Son of Zeus was the largest of the ballistas, a wall-breaking monster that shot stones that had the height of a man as their diameter.
‘They didn’t move it,’ Taurus said. ‘It was too big.’
I smiled at that. ‘Well, at least we still have that. If we can get it through the pass, then-’ I caught sight of his face. ‘What?’
‘They broke the lever arm and cut the strings. It’ll take days to make it fit for use.’
‘We haven’t got days. We’ve got about one night before they get home and work out how to use the things they’ve taken.’ I bit my lip. ‘What of the battering ram?’
‘The ram is at the heart of the fire,’ Taurus said miserably. ‘The rack’s more or less intact, but there are no trees near here anywhere close to the size of the one we’ve lost.’

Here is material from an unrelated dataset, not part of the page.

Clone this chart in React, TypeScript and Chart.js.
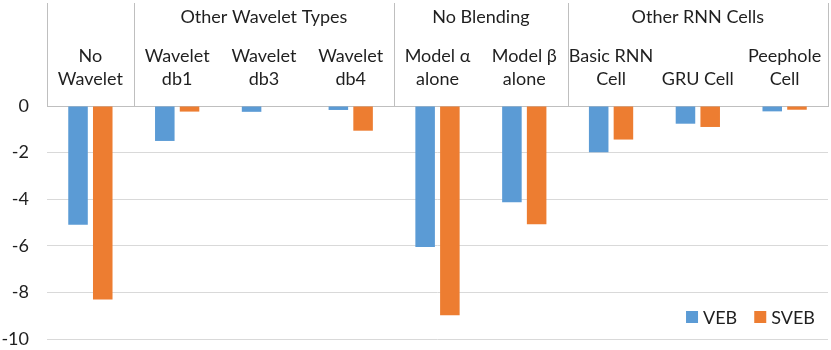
import React, { useEffect, useRef } from 'react';
import { Chart, registerables } from 'chart.js';

Chart.register(...registerables);

const categories: (string | string[])[] = [
  ['No', 'Wavelet'],
  ['Wavelet', 'db1'],
  ['Wavelet', 'db3'],
  ['Wavelet', 'db4'],
  ['Model α', 'alone'],
  ['Model β', 'alone'],
  ['Basic RNN', 'Cell'],
  'GRU Cell',
  ['Peephole', 'Cell'],
];
const groupLabels = ['', 'Other Wavelet Types', 'No Blending', 'Other RNN Cells'];
const groupSpans = [1, 3, 2, 3];
const seriesNames = ['VEB', 'SVEB'];
const seriesColors = ['#5B9BD5', '#ED7D31'];
const vebValues = [-5.1, -1.5, -0.25, -0.17, -6.05, -4.13, -1.99, -0.76, -0.23];
const svebValues = [-8.3, -0.24, 0, -1.06, -8.98, -5.08, -1.44, -0.9, -0.16];
const yMin = -10;
const yMax = 0;
const yStep = 2;

const FONT = 'Lato, "Open Sans", sans-serif';
const FONT_SIZE = 18;
const TEXT = '#1f1f1f';
const LINE = '#BFBFBF';

const headerPlugin = {
  id: 'header',
  afterDraw(chart: any) {
    const { ctx, chartArea } = chart;
    const xs = chart.scales.x;
    const n = categories.length;
    ctx.save();
    ctx.strokeStyle = LINE;
    ctx.lineWidth = 1;
    let idx = 0;
    const bounds: number[] = [chartArea.left];
    groupSpans.forEach((s) => {
      idx += s;
      const x = idx >= n ? chartArea.right : (xs.getPixelForValue(idx - 1) + xs.getPixelForValue(idx)) / 2;
      bounds.push(x);
    });
    bounds.forEach((x) => {
      const px = Math.round(x) + 0.5;
      ctx.beginPath();
      ctx.moveTo(px, 3);
      ctx.lineTo(px, chartArea.top);
      ctx.stroke();
    });
    ctx.fillStyle = TEXT;
    ctx.font = `${FONT_SIZE}px ${FONT}`;
    ctx.textAlign = 'center';
    ctx.textBaseline = 'middle';
    groupLabels.forEach((g, i) => {
      if (!g) return;
      ctx.fillText(g, (bounds[i] + bounds[i + 1]) / 2, 17);
    });

    // legend
    const box = 12;
    const gapBoxText = 5;
    const gapItems = 17;
    let right = 815;
    const y = 317;
    const widths = seriesNames.map((s) => ctx.measureText(s).width);
    const positions: number[] = [];
    for (let i = seriesNames.length - 1; i >= 0; i--) {
      const start = right - widths[i] - gapBoxText - box;
      positions[i] = start;
      right = start - gapItems;
    }
    ctx.textAlign = 'left';
    seriesNames.forEach((s, i) => {
      const x0 = positions[i];
      ctx.fillStyle = chart.data.datasets[i].backgroundColor;
      ctx.fillRect(x0, y - box / 2, box, box);
      ctx.fillStyle = TEXT;
      ctx.fillText(s, x0 + box + gapBoxText, y + 1);
    });
    ctx.restore();
  },
};

export default function App() {
  const ref = useRef<HTMLCanvasElement>(null);
  useEffect(() => {
    document.body.style.margin = '0';
    const chart = new Chart(ref.current!, {
      type: 'bar',
      data: {
        labels: categories as any,
        datasets: [
          {
            label: seriesNames[0],
            data: vebValues,
            backgroundColor: seriesColors[0],
            barPercentage: 0.79,
            categoryPercentage: 0.57,
          },
          {
            label: seriesNames[1],
            data: svebValues,
            backgroundColor: seriesColors[1],
            barPercentage: 0.79,
            categoryPercentage: 0.57,
          },
        ],
      },
      options: {
        responsive: false,
        animation: false,
        layout: { padding: { left: 0, right: 3, top: 0, bottom: 11 } },
        plugins: { legend: { display: false }, tooltip: { enabled: false } },
        scales: {
          x: {
            position: 'top',
            grid: { display: false, drawTicks: false },
            border: { display: true, color: LINE },
            ticks: {
              font: { family: FONT, size: FONT_SIZE, lineHeight: 23 / FONT_SIZE },
              color: TEXT,
              padding: 15,
              maxRotation: 0,
              autoSkip: false,
            },
            afterFit: (s: any) => {
              s.height = 106;
              s.paddingLeft = 0;
              s.paddingRight = 0;
            },
          },
          y: {
            min: yMin,
            max: yMax,
            ticks: {
              stepSize: yStep,
              font: { family: FONT, size: FONT_SIZE },
              color: TEXT,
              padding: 18,
            },
            grid: { color: '#D9D9D9', drawTicks: false },
            border: { display: false },
            afterFit: (s: any) => {
              s.width = 47;
              s.paddingTop = 0;
              s.paddingBottom = 0;
            },
          },
        },
      },
      plugins: [headerPlugin],
    });
    return () => chart.destroy();
  }, []);
  return (
    <div style={{ width: 831, height: 350 }}>
      <canvas ref={ref} width={831} height={350} />
    </div>
  );
}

The ram had been a thing of strange, unwieldy beauty. The oak tree that formed the ram itself was the length of three men, one atop the other, and as wide as all three tied together about the waist. The cradle built to carry it had consumed fourteen trees. The armoured rack from which it was suspended to give protection to the men as they approached a gate was drawn by a team of twenty oxen.

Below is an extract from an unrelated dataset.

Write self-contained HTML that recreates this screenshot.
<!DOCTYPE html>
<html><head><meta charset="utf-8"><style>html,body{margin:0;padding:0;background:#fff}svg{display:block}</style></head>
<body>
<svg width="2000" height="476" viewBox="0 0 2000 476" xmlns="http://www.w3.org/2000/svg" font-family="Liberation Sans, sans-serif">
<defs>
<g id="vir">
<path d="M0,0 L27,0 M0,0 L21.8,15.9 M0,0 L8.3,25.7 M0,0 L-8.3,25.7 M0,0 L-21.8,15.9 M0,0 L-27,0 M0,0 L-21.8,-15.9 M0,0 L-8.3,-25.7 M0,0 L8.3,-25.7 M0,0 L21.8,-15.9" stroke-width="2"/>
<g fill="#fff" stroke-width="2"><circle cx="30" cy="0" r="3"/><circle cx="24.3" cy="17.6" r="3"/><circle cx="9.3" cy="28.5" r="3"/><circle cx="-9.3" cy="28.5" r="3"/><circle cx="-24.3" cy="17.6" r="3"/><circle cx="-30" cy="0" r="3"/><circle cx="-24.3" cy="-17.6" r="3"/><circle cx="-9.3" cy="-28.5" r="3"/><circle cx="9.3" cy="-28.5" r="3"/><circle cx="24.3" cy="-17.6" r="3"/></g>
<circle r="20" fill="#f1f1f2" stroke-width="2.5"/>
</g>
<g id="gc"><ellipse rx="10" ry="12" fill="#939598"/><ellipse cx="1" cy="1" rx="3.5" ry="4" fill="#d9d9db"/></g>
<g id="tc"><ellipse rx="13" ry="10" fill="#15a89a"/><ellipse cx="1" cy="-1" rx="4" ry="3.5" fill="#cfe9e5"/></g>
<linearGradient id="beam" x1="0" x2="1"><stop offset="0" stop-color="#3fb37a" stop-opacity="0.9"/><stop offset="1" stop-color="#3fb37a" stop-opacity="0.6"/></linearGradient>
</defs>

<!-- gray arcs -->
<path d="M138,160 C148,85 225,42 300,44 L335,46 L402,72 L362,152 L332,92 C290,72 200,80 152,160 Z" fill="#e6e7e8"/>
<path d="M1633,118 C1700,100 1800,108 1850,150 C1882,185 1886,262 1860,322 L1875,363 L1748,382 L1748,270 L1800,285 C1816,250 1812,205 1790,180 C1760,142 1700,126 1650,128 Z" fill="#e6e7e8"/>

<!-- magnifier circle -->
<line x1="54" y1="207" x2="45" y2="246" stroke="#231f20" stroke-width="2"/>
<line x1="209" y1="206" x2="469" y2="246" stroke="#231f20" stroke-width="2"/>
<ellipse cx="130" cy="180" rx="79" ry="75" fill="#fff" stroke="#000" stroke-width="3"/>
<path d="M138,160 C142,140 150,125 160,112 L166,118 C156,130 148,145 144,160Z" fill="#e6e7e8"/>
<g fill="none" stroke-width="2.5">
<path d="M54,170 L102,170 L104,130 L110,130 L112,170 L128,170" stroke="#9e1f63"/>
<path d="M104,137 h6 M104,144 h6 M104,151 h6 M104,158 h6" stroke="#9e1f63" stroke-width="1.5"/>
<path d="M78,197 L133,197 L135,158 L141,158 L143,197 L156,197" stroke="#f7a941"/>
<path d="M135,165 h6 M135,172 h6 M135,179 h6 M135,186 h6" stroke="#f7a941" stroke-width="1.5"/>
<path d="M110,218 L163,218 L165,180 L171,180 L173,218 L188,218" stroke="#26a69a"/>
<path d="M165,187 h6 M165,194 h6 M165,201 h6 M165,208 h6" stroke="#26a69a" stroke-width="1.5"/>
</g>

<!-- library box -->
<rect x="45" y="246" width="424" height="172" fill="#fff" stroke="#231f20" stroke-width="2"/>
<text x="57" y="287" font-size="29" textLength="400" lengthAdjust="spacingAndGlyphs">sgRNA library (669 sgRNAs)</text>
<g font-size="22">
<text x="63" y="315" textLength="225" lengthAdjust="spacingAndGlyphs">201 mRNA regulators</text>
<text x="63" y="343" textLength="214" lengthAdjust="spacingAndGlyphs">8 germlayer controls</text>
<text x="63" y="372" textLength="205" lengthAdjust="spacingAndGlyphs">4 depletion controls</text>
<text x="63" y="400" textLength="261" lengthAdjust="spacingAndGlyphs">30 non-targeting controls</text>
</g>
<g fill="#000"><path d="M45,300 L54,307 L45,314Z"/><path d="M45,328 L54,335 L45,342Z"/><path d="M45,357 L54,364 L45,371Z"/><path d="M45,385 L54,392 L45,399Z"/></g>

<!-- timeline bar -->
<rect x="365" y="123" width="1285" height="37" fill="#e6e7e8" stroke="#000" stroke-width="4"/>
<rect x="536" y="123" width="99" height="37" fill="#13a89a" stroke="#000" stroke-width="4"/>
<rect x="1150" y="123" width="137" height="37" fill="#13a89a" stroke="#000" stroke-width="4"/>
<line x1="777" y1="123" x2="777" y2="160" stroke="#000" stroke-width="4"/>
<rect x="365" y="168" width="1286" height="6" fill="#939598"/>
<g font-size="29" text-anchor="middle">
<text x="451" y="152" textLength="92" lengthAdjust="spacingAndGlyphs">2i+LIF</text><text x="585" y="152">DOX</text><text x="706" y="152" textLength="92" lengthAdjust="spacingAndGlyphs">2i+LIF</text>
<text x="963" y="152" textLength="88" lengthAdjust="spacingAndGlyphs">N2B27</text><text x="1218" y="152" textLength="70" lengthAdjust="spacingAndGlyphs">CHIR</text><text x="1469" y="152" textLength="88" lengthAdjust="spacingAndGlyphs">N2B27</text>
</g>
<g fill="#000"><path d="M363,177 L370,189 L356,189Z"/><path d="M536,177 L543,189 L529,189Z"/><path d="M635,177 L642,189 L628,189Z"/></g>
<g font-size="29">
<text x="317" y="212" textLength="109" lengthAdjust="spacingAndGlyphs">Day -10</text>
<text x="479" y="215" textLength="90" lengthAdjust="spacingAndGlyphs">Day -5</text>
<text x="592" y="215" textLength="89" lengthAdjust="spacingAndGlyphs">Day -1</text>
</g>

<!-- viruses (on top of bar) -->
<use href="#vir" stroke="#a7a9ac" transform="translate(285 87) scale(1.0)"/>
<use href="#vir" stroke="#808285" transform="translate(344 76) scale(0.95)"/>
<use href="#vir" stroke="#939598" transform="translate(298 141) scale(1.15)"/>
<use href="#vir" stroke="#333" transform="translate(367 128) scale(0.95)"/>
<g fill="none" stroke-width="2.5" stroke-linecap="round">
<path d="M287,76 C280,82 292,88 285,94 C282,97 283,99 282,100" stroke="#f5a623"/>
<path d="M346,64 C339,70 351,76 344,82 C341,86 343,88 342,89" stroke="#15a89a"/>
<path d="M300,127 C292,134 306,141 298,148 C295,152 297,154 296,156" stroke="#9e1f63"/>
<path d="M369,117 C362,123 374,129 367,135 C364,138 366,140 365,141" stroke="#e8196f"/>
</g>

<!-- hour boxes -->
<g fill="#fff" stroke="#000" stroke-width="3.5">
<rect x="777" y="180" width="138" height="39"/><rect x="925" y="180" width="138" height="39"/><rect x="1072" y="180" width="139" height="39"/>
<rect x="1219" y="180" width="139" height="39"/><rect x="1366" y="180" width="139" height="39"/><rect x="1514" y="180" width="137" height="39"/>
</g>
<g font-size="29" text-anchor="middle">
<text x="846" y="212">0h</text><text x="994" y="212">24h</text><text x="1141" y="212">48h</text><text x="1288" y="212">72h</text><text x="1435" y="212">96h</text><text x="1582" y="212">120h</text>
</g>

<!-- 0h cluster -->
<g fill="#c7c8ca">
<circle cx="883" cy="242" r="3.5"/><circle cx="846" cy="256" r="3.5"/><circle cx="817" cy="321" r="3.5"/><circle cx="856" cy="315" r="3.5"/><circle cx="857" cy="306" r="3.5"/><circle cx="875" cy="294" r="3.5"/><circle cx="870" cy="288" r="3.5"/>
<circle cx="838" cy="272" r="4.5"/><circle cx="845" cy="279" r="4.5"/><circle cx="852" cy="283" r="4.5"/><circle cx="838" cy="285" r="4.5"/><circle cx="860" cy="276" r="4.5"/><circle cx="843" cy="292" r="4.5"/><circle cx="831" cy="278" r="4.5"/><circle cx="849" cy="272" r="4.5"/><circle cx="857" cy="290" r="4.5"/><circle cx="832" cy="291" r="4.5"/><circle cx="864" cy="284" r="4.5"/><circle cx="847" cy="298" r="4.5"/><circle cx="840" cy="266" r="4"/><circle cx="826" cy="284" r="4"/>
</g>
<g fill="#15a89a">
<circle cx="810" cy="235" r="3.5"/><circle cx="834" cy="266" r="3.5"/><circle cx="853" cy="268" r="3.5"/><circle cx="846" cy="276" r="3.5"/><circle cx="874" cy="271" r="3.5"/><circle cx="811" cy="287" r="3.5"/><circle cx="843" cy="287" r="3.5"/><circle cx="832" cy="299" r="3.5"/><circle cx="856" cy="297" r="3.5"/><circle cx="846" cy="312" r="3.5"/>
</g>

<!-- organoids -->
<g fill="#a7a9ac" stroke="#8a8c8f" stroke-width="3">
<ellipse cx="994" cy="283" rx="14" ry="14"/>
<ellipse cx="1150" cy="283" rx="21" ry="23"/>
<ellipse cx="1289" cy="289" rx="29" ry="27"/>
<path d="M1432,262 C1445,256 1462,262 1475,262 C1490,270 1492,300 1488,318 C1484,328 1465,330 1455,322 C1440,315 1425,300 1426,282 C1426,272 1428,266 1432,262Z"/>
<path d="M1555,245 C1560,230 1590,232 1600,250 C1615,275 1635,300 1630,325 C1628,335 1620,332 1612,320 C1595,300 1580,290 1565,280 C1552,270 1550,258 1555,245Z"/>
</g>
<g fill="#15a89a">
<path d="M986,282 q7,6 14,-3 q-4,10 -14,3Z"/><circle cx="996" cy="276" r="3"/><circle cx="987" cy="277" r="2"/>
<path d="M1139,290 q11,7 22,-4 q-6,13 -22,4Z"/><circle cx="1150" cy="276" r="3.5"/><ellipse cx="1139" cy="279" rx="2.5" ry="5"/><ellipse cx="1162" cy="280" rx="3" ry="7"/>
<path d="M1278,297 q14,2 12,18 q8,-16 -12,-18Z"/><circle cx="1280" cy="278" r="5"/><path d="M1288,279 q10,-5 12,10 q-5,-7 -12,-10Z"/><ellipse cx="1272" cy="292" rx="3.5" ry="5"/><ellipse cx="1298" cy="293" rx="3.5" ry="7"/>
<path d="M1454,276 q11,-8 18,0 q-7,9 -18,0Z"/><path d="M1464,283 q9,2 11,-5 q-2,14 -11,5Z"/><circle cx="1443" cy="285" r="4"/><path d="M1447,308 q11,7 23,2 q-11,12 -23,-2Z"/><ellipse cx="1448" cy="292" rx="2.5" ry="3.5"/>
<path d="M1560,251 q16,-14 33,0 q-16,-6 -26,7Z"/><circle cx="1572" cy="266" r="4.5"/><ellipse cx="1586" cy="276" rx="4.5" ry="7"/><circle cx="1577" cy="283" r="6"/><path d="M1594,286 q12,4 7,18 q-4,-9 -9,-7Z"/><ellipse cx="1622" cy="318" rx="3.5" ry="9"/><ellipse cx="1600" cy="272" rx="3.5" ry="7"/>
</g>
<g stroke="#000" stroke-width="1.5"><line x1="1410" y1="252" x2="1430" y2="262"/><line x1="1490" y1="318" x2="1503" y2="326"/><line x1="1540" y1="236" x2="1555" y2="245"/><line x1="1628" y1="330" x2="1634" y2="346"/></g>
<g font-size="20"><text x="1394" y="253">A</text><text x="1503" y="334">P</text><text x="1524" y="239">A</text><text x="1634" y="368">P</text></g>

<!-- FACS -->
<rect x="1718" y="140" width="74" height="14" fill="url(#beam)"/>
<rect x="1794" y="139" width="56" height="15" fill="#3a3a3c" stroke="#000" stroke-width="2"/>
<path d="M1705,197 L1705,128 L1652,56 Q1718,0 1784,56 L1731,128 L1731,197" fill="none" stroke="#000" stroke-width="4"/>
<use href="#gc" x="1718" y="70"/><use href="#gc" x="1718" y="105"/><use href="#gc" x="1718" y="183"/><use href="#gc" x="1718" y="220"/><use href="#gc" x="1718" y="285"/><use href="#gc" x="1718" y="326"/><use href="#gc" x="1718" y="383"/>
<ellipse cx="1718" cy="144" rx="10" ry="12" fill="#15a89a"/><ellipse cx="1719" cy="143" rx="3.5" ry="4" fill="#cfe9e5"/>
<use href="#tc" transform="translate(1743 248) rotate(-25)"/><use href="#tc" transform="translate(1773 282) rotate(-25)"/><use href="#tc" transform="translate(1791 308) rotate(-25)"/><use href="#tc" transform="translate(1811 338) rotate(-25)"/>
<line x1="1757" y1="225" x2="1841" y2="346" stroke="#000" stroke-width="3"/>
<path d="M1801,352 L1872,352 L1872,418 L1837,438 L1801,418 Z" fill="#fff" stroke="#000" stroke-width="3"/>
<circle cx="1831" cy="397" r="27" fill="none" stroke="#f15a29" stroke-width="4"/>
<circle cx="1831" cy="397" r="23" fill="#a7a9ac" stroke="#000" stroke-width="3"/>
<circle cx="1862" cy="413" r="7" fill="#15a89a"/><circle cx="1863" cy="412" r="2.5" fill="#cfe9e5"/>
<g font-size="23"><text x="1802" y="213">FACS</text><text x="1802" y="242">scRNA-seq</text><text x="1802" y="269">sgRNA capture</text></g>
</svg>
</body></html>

The oxen, I had already seen, had not been driven away. Some things simply move too slowly. By this stage, I was only grateful that they had not all been slaughtered, and wondered why.
I must have spoken aloud without meaning to, for Horgias, who had just come back from tracking up in the hills, answered me.
‘If our oxen are still alive, we have to feed and water them and they slow us down. If they’d killed them, there’d be rotting meat here at the end of the pass through half the winter. The first Hebrews came down that way.’ He pointed up to the steep, forested hillside at the south of the pass. ‘But half of them cut across the pass at the place where it narrows halfway down so they could come in from both sides and behind. A third arm came at them from the west.’
‘The Fourth was surrounded,’ I said.
‘Completely.’
Tears joined us then, with news that there were no wounded, ours or the enemy’s. ‘The Hebrews cut the throatsof the fallen before they left,’ he said. ‘And there’s a group of ten centurions at the far side who have been beheaded. Not very cleanly.’
‘Gods.’ I rubbed my hands into my face, kneading my cheeks. ‘I suppose we should count ourselves lucky they weren’t crucified. Everything else they’ve done is Roman.’ I looked at Horgias. ‘How many Hebrews did this?’
He took off his helmet and ran his hands through his sweat-sodden hair. ‘Twenty thousand,’ he said. ‘At least. And if you allow that there were another ten, maybe fifteen keeping us busy at the other end, that’s a lot of armed men.’
‘Too many.’ I kicked at a flaring lump of wood that had fallen from the fire. ‘Hebrews and Parthians all working together. And disciplined, too. This took real tactical skill to conceive and to execute. The Hebrews aren’t supposed to be like this. They’re a rabble. They fight amongst themselves sooner than fight the enemy. Everybody knows that.’
‘Not any more,’ Horgias said.
‘Exactly. That’s my point.’ Sparks hit my face; I turned away. ‘Whoever’s leading them thinks like a Roman. This is exactly what you or I or Lupus would have done.’
‘If we had fifteen thousand men to spare for a diversion.’
‘Which evidently they did. And now they have ballistas and catapults that they can fire at us from inside Jerusalem.’ I raised my arm, and men began to withdraw from the stripping of the enemy. ‘Tears, send runners to Lupus with the news. Let them go in pairs; they’ll be running through the night. Horgias, we need to give the dead of the Fourth a proper funeral. Have the men gather the bodies while Taurus and I devise a way to get them on to that bloody fire without burning ourselves in the process.’